The way a map corresponds to the territory it represents helps us use the former to find our way through the latter. It should be the same with documentation: the structure of the documentation should mirror the structure of the product, so that the user can work their way through them at the same time.
In the case of code, this means arranging the sections of reference documentation to follow the architecture of the software, where possible.
Style and form
- austere and uncompromising
- neutrality, objectivity, factuality
- structured according to the structure of the machinery itself
It doesn't mean forcing the documentation into an unnatural structure. What's important is that the logical, conceptual arrangement of and relations within the code should help make sense of the documentation.
Reference material benefits from consistency.

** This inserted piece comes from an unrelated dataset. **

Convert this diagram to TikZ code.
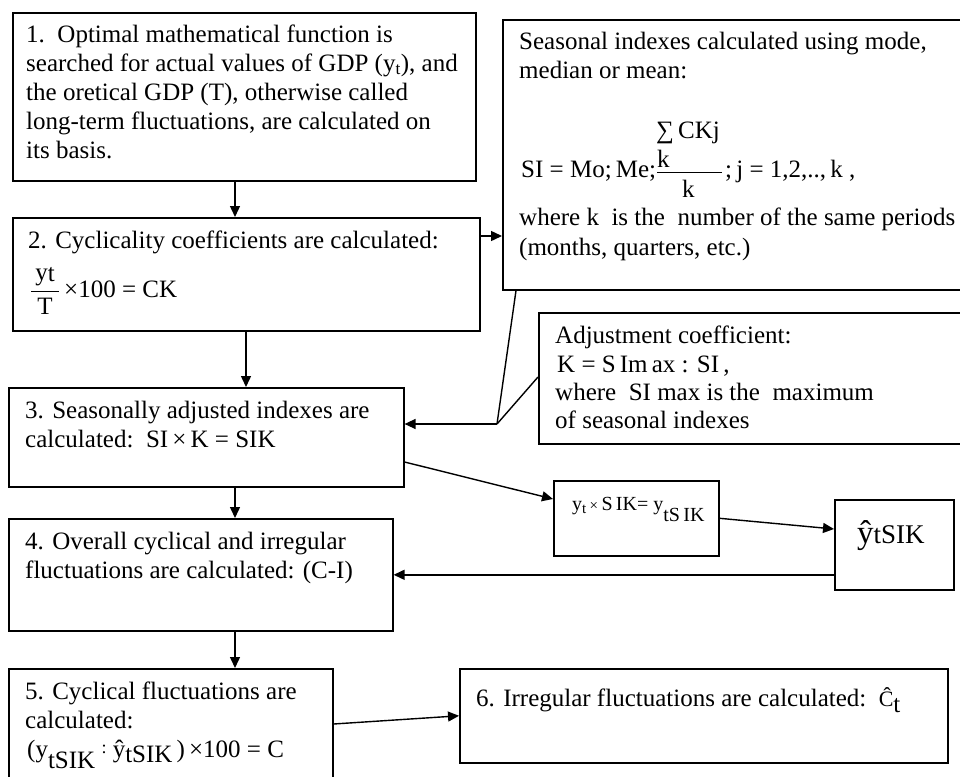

Be consistent, in structure, language, terminology, tone. There are many opportunities in writing to delight your readers with your extensive vocabulary and command of multiple styles, but reference material is definitely not one of them.
Technical reference has one job: to describe, and to do that clearly, accurately and comprehensively. Doing anything else - explaining, discussing, instructing, speculating - gets in the way of that job, and makes it harder for the reader to find the information they need.
It can be tempting to introduce instruction and explanation, simply because technical reference can seem too bare. Instead, link to how-to guides, explanation and introductory tutorials as appropriate.
Examples are valuable ways of providing illustration that helps readers understand reference, without becoming distracted from the job of describing. For example, an example of usage of a command can be a succinct way of illustrating it and its context.
These descriptions must be accurate and kept up-to-date. Any discrepancy between the machinery and your description of it will inevitably lead a user astray.
- X is an example of y. W needs to be initialised using z. This option does that.
- State facts about the machinery and its behaviour.
- Sub-commands are: a, b, c, d, e, f.
- List commands, options, operations, features, flags, limitations, error messages, etc.
- You must use a. You must not apply b unless c. Never d.
- Provide warnings where appropriate.